Her killer may have believed that he “loved” or, better still, “desired” her. But love and desire are not necessarily the same thing. Love involves a heightened concerned for another human being; that if I care for you sufficiently I will not want any harm to attend you to do even though I suffer negative consequences in the process.
Sabrina’s killer was not really in love with her. He may have desired her or wished to control her life. He may have wished to possess her in much the same way a man or woman possesses or owns a house or a car. These are inanimate objects that have no way of reciprocating kindness. Possession has little to do with love and its exalted passion.
James Henry Leigh Hunt was a central figure in the English Romantic Movement at the beginning of the nineteenth century. One of his poems, “The Glove and the Lions,” was anthologized in one of the West Indian Readers that we used in our primary schools. It tells of the story of a woman who pretended to love a man and who, as a manifestation of that love, called upon him to do extravagant things to prove it.
One day King Frances and several friends were at court watching the lions, with horrid laughing jaws, tear up one another up in the arena below. Their passions-that is, to the degree that animals have passions-were vicious, brutal and deadly. As the king and his party looked at the lions fight, there was a strange commingling of “valour and love, a king above, and the royal beasts below.” Taking savage delight in the lions’ brutality, the king exclaimed: “Faith, gentlemen, we’re better here than there.”
Amidst the revelry Count de Lorge, a noble, sat with his lady, “a beauteous lively dame/With smiling lips and sharp bright eyes.” They had come to enjoy the royal sport. And then it happened. Before anyone could think about it, she dropped her glove into the ring, looked at him and smiled. She thought. In his nobility, he would do anything to prove his love for me.
He had to prove his manhood or so she thought: “His leap was quick, return was quick, he had regained his place./ Then threw the glove, but not with love, right in the lady’s face./ ‘By God!,” said Francis, ‘rightly done! And he rose from where he sat:/’No love,’ quoth he, ‘but vanity, sets love a task like that.'”
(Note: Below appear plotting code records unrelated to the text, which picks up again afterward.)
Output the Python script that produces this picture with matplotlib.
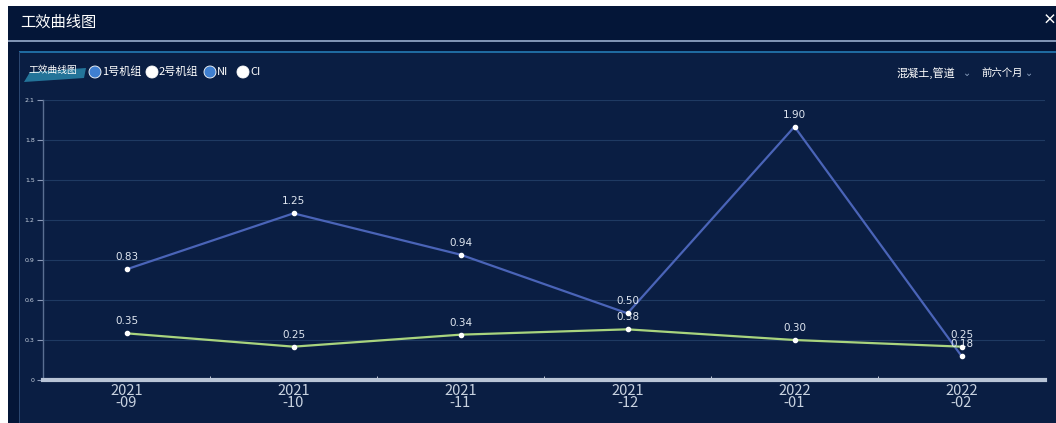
import matplotlib
matplotlib.use('Agg')
import matplotlib.pyplot as plt
from matplotlib.patches import Rectangle, Polygon, Ellipse
import numpy as np

plt.rcParams['font.family'] = ['Noto Sans CJK SC', 'DejaVu Sans']

# data
months = ['2021\n-09', '2021\n-10', '2021\n-11', '2021\n-12', '2022\n-01', '2022\n-02']
ni_values = [0.83, 1.25, 0.94, 0.50, 1.90, 0.18]
ci_values = [0.35, 0.25, 0.34, 0.38, 0.30, 0.25]
y_ticks = [0, 0.3, 0.6, 0.9, 1.2, 1.5, 1.8, 2.1]
legend_items = ['1号机组', '2号机组', 'NI', 'CI']
legend_colors = ['#3f7fd0', '#ffffff', '#3f7fd0', '#ffffff']

W, H = 1056, 423
fig = plt.figure(figsize=(W / 100, H / 100), dpi=100, facecolor='white')

def fx(px):
    return px / W

def fy(py):
    return 1 - py / H

# outer dark panel
fig.patches.append(Rectangle((fx(8), 0), 1 - fx(8), fy(6), transform=fig.transFigure,
                             facecolor='#041638', edgecolor='none', zorder=0))
# title bar separator
fig.patches.append(Rectangle((fx(8), fy(42)), 1 - fx(8), 1.6 / H, transform=fig.transFigure,
                             facecolor='#7f93b3', edgecolor='none', zorder=1))
# inner panel
fig.patches.append(Rectangle((fx(19), 0), 1 - fx(19), fy(52), transform=fig.transFigure,
                             facecolor='#0a1e43', edgecolor='none', zorder=1))
fig.patches.append(Rectangle((fx(19), fy(53)), 1 - fx(19), 1.5 / H, transform=fig.transFigure,
                             facecolor='#1f6aa0', edgecolor='none', zorder=2))
fig.patches.append(Rectangle((fx(19), 0), 1.2 / W, fy(52), transform=fig.transFigure,
                             facecolor='#2a4670', edgecolor='none', zorder=2))

fig.text(fx(20), fy(22), '工效曲线图', color='white', fontsize=11, va='center', ha='left')
fig.text(fx(1043), fy(21), '×', color='white', fontsize=10, va='center', ha='left',
         fontweight='bold')

# legend tab
tab = Polygon([(fx(24), fy(82)), (fx(84), fy(78)), (fx(86), fy(68)), (fx(30), fy(72))],
              closed=True, transform=fig.transFigure, facecolor='#2a8ab0', edgecolor='none',
              alpha=0.8, zorder=2)
fig.patches.append(tab)
fig.text(fx(28), fy(70), '工效曲线图', color='white', fontsize=7, va='center', ha='left', zorder=3)

lx = [95, 152, 210, 243]
for x, lab, col in zip(lx, legend_items, legend_colors):
    fig.patches.append(Ellipse((fx(x), fy(72)), 12 / W, 12 / H, transform=fig.transFigure,
                               facecolor=col, edgecolor='white', linewidth=0.6, zorder=3))
    fig.text(fx(x + 7), fy(72), lab, color='white', fontsize=8, va='center', ha='left', zorder=3)

fig.text(fx(896), fy(73), '混凝土,管道', color='white', fontsize=8, va='center', ha='left')
fig.text(fx(963), fy(73), '⌄', color='#8aa0c0', fontsize=7, va='center', ha='left')
fig.text(fx(981), fy(73), '前六个月', color='white', fontsize=7.5, va='center', ha='left')
fig.text(fx(1025), fy(73), '⌄', color='#8aa0c0', fontsize=7, va='center', ha='left')

# main axes
ax = fig.add_axes([fx(43), fy(380), fx(1045) - fx(43), (380 - 100) / H])
ax.set_zorder(5)
ax.set_facecolor('none')
x = np.arange(len(months))
ax.set_xlim(-0.5, len(months) - 0.5)
ax.set_ylim(0, 2.1)

ax.plot(x, ni_values, color='#4a64b8', linewidth=1.6, zorder=3)
ax.plot(x, ci_values, color='#a9d47e', linewidth=1.6, zorder=3)
ax.scatter(x, ni_values, s=9, color='white', zorder=4)
ax.scatter(x, ci_values, s=9, color='white', zorder=4)

for xi, v in zip(x, ni_values):
    ax.annotate(f'{v:.2f}', (xi, v), xytext=(0, 5), textcoords='offset points',
                ha='center', va='bottom', color='#dfe6f0', fontsize=7.5, family='DejaVu Sans')
for xi, v in zip(x, ci_values):
    ax.annotate(f'{v:.2f}', (xi, v), xytext=(0, 5), textcoords='offset points',
                ha='center', va='bottom', color='#dfe6f0', fontsize=7.5, family='DejaVu Sans')

ax.set_yticks(y_ticks)
ax.set_yticklabels(['0', '0.3', '0.6', '0.9', '1.2', '1.5', '1.8', '2.1'],
                   fontsize=4.5, color='#c8d2e0', family='DejaVu Sans')
ax.set_xticks(x)
ax.set_xticklabels(months, fontsize=10.5, color='#c8d2e0', linespacing=0.8)
ax.tick_params(axis='x', length=0, pad=3)
ax.tick_params(axis='y', length=4, color='#8a9ab8', width=0.8, pad=2)
ax.set_xticks(np.arange(0.5, len(months) - 0.5, 1), minor=True)
ax.tick_params(axis='x', which='minor', length=3, direction='in', color='#dfe4ee')

ax.grid(axis='y', color='#1f3a62', linewidth=0.8)
for s in ['top', 'right']:
    ax.spines[s].set_visible(False)
ax.spines['left'].set_color('#5a6f92')
ax.spines['left'].set_linewidth(1.0)
ax.spines['bottom'].set_color('#b8c4d6')
ax.spines['bottom'].set_linewidth(3.0)

fig.savefig('out.png', dpi=100, facecolor='white')
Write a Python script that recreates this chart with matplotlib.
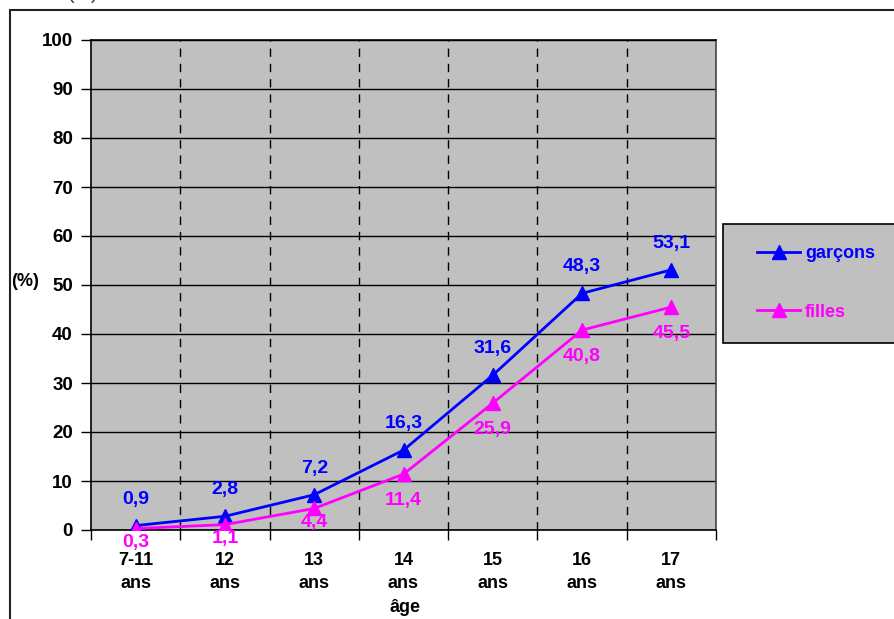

Vanity is defined as having excessive pride in one’s abilities or one’s attractiveness. Sometimes we call it conceitedness. No matter how we slice it, vanity resides in the belief that somehow the world revolves and sets around you. Every one must cater to your needs. Solomon counseled: “Vanity of vanities. All is vanity.” This is why the alleged killer saw in Sabrina nothing other than a defiant object who had refused to bend to his will. How could she reject his irresistible maleness and attractiveness?
Love presumes a rejection of ego and false pride. Whatever other ingredients it may have, it must involve a deep and heighten concerned for the beloved which is why Jesus Christ, in his unbounded love, advised: “Greater love hath no man than this, that a man lay down [or sacrifice] his life for his friends.”
This is why Pastor Lalla, a great man, reflected the embodiment of salvific love when he said of his daughter’s killer, “I want to talk to him and tell him that I forgive him and that I am praying that he will find God.”
We mistake vanity for love. Sometimes we confuse self-indulgence with generosity. Much too often we confuse the dictates of our hearts with misguided inflexibility of our minds. There is always room for all of these emotions and rationalizations. The trick is to apply the appropriate emotion; at the appropriate time and in the appropriate place. The inability to discern the difference leads to devastating consequences.
May God always give us the wisdom to discern the difference?